Refer to https://docs.google.com/document/d/1_K0qX_IKrfYuezPUp_fVDQIp_tGQ2sEk/edit?usp=sharing&ouid=117241222429542576816&rtpof=true&sd=true for in-progress design details.
@DennisClark I get a 401 error on the Google Doc.
I identified the desire to store multiple SBOMs as well: SBOM from version control, SBOM when building code, SBOM when building container, multiple SBOMs from tools that scan the infrastructure (custom software and ready made software).
So not about AI and SaaS, but about different steps in deployment process.
The need stems from a situation of extensive infrastructure with software from different origins. So insights are gathered from different viewpoints, all of which are needed to get a complete insight. It would be different if ALL software would pass through a unified scanning process before deployment.
My ideas about modelling this:
- Stick to common definitions of SBOM type (source, built, ...)
- Use scantool info to make them unique (like 2 different tools scanning container images, so both producing same type of SBOM)
- Have a preferred SBOM type and tool as default view
- Merge component list to a encompassing list of components and set component properties of SBOM tool and SBOM type. These can be used for filtering components.
Alternative is to have duplicate registrations of products: 'mysoftware-source', 'mysoftware-built', 'mysoftware-container', etc.

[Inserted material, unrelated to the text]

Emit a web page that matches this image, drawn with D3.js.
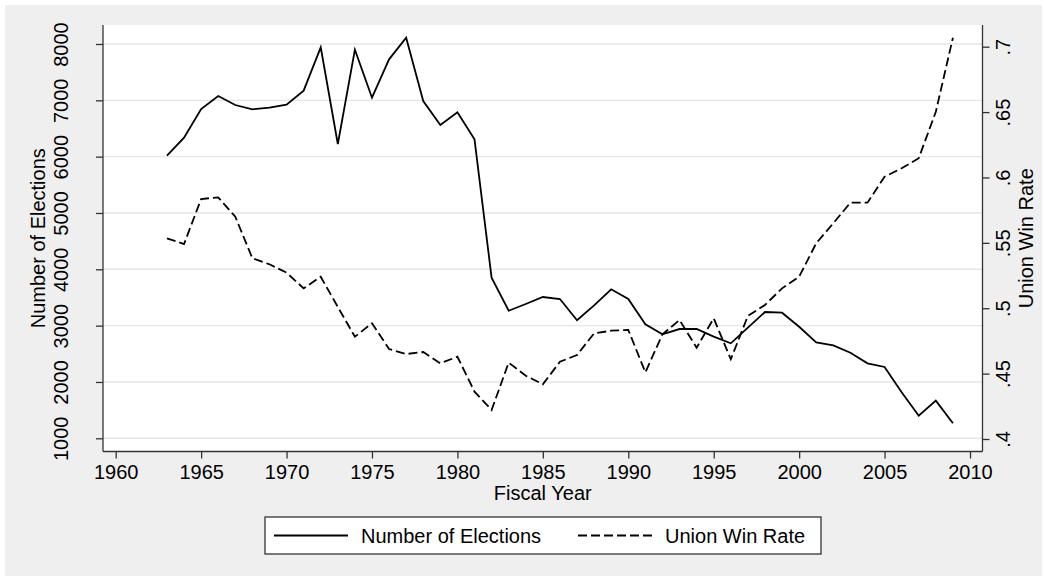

I'm not a DejaCode user (yet) but this feature is on my want-to-have, which is why I share my perspective.
@nicorikken the access error is resolved ... try again https://docs.google.com/document/d/1_K0qX_IKrfYuezPUp_fVDQIp_tGQ2sEk/edit
@nicorikken wrt to your requirements of storing many SBOMs "types" and created by different tools, this is an intriguing idea! I guess the core issue is that tools return results that are so pooooooorly aligned and different that I question the value of that, but on the other I get why you would want this.
PS: we drafted a report comparing many popular and poor SCA tools outputs .... @adaaaam can you share a copy with @nicorikken ?
SBOM Types will likely mature at some point sooner than later so we should support it sooner than later in the AboutCode data model to prepare for later implementation.